The Eleventh Circuit determined that, under Florida law, it must read the insurance policy “as a whole, endeavoring to give every provision its full meaning and operative effect.” Auto–Owners Ins. Co. v. Anderson, 756 So. 2d 29, 34 (Fla. 2000). Additionally, the Court observed “that insurance coverage must be construed broadly and its exclusions narrowly.” Hudson v. Prudential Prop. & Cas. Ins. Co., 450 So. 2d 565, 568 (Fla. 2d Dist. Ct. App. 1984). Given that general rule, the Court held that ambiguities are to be construed against the insurer and in favor of coverage, but “to allow for such a construction the provision must actually be ambiguous.” Taurus Holdings, Inc. v. U.S. Fid. & Guar. Co., 913 So. 2d 528, 532 (Fla. 2005).
To give the invasion of privacy exclusion its “full meaning and operative effect,” the Eleventh Circuit focused its analysis on three of the operative terms in the exclusion: (1) “Claim”; (2) “arising out of”; and (3) “invasion of privacy.”

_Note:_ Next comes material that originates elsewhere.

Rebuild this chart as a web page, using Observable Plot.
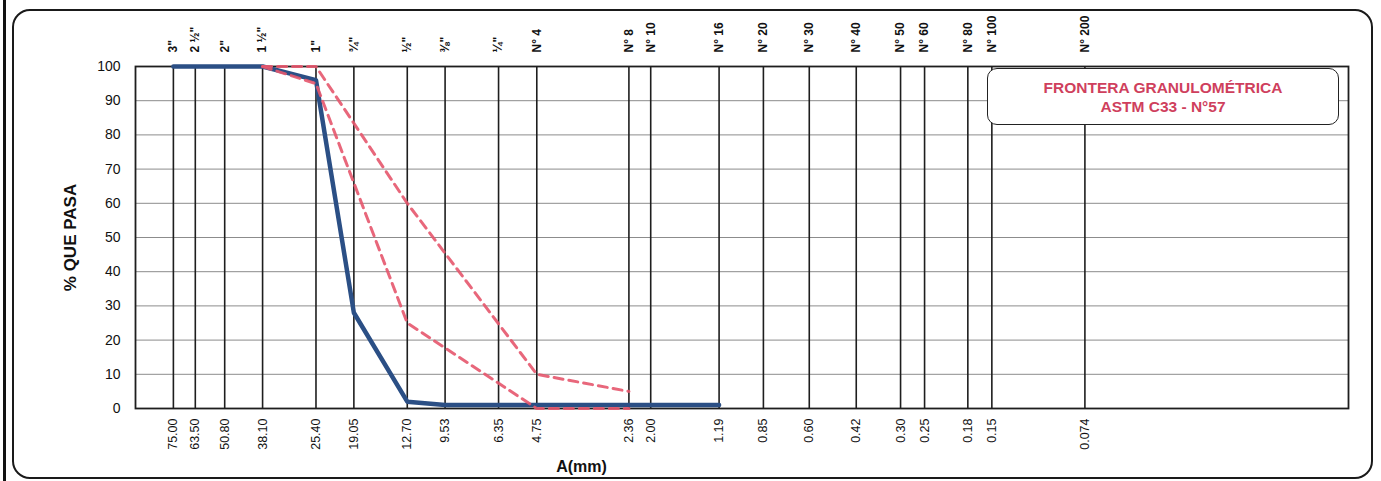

The Eleventh Circuit concluded that the insurance policy itself clearly defined the term “Claim” as “a civil proceeding against any Insured commenced by the service of a complaint or similar pleading.” In this instance, therefore, the Court held that the claim was the civil proceeding against the company commenced by the service of the class action complaint.
Accordingly, in the Court’s view, if any of the allegations of the complaint were excluded from coverage, the entire lawsuit was excluded, even if the complaint contained allegations that would otherwise be covered.
Second, the Eleventh Circuit noted that the Supreme Court of Florida has interpreted the phrase “arising out of” broadly and held that it is “broader in meaning than the term ‘caused by’ and means ‘originating from,’ ‘having its origin in,’ ‘growing out of,’ ‘flowing from,’ ‘incident to’ or ‘having a connection with.’” Taurus Holdings, 913 So. 2d at 539. Thus, the Court concluded that Florida’s broad interpretation of the phrase “arising out of” meant that if the class action even “had a connection with” the invasion of privacy, the lawsuit fell under the invasion of privacy exclusion. See id.
Lastly, the Eleventh Circuit concluded that the class action arose out of an “invasion of privacy” because the class complaint specifically alleged that the company intentionally invaded the class members’ privacy and sought recovery for those invasions.
The class plaintiffs argued that the invasion of privacy exclusion was ambiguous and should have been construed in favor of coverage because one reasonable interpretation was that, by listing multiple common law tort causes of action but not statutory causes of action like the TCPA, the exclusion did not reach a TCPA claim.
The Eleventh Circuit was not persuaded by this argument because the insurance policy did not specifically tie the invasion of privacy exclusion to claims alleging those listed tort causes of action. Instead, it broadly excluded “civil proceedings” “arising out of” an “invasion of privacy.” The Court explained that, when it construed the policy “as a whole” and “[gave] meaning to each of its provisions,” the invasion of privacy exclusion unambiguously excluded the class action—which is a civil proceeding arising out of an invasion of privacy—from coverage. Auto–Owners Ins. Co., 756 So. 2d at 34.
Therefore, although the Eleventh Circuit acknowledged that “invasion of privacy” is the name of a common law tort, it decided that it could not simply analyze the phrase without heeding the interpretive constraints imposed by the other terms in the policy.
Accordingly, because the invasion of privacy exclusion barred coverage for the class action, the Eleventh Circuit affirmed the trial court’s grant of summary judgment in favor of the insurer.